## Aim
From the first line of the listing below to the line with "ax = fig.add_axes([128.5/1075, 36/408, 960/1075, 349/408])", print each line exactly, and nothing more. Leave out the pictures.

## Dataset extract
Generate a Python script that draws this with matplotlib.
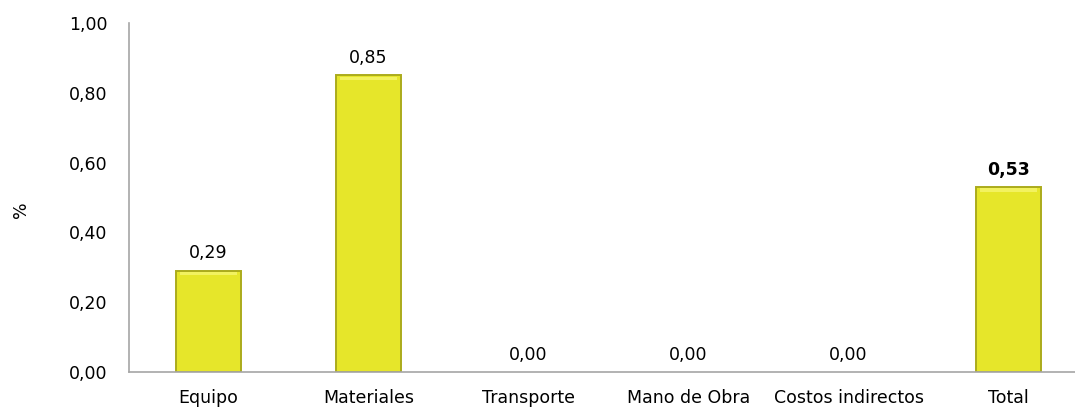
import matplotlib
matplotlib.use("Agg")
import matplotlib.pyplot as plt
import numpy as np

categories = ["Equipo", "Materiales", "Transporte", "Mano de Obra", "Costos indirectos", "Total"]
values = [0.29, 0.85, 0.00, 0.00, 0.00, 0.53]
yticks = [0.0, 0.2, 0.4, 0.6, 0.8, 1.0]

plt.rcParams['font.family'] = ['DejaVu Sans']
FS = 12.5

fig = plt.figure(figsize=(10.75, 4.08), dpi=100)
ax = fig.add_axes([128.5/1075, 36/408, 960/1075, 349/408])

x = np.arange(len(categories))
w = 0.41
lws = [1.4 if v > 0 else 0 for v in values]
ax.bar(x, values, width=w, color="#E6E62A", edgecolor="#ABAB1C", linewidth=lws, zorder=2)
# bevel highlight (inner lighter band near the top)
inner_h = [max(v - 0.013, 0) for v in values]
ax.bar(x, [0.009 if v > 0 else 0 for v in values], bottom=inner_h,
       width=w * 0.88, color="#F2F260", linewidth=0, zorder=3)

for xi, v, c in zip(x, values, categories):
    lab = f"{v:.2f}".replace(".", ",")
    ax.annotate(lab, (xi, v), xytext=(0, 6), textcoords="offset points",
                ha="center", va="bottom", fontsize=FS,
                fontweight="bold" if c == "Total" else "normal")

ax.set_xlim(-0.5, 5.5)
ax.set_ylim(0, 1.0)
ax.set_yticks(yticks)
ax.set_yticklabels([f"{t:.2f}".replace(".", ",") for t in yticks])
ax.set_xticks(x)
ax.set_xticklabels(categories)
ax.tick_params(axis="both", length=0, labelsize=FS)
ax.tick_params(axis="y", pad=15)
ax.tick_params(axis="x", pad=12)
ax.set_ylabel("%", fontsize=FS)
ax.yaxis.set_label_coords(-0.103, 0.464)

for s in ["top", "right"]:
    ax.spines[s].set_visible(False)
for s in ["left", "bottom"]:
    ax.spines[s].set_color("#A6A6A6")
    ax.spines[s].set_linewidth(1.2)

fig.savefig("out.png", dpi=100)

## Answer to the problem
Generate a Python script that draws this with matplotlib.
import matplotlib
matplotlib.use("Agg")
import matplotlib.pyplot as plt
import numpy as np

categories = ["Equipo", "Materiales", "Transporte", "Mano de Obra", "Costos indirectos", "Total"]
values = [0.29, 0.85, 0.00, 0.00, 0.00, 0.53]
yticks = [0.0, 0.2, 0.4, 0.6, 0.8, 1.0]

plt.rcParams['font.family'] = ['DejaVu Sans']
FS = 12.5

fig = plt.figure(figsize=(10.75, 4.08), dpi=100)
ax = fig.add_axes([128.5/1075, 36/408, 960/1075, 349/408])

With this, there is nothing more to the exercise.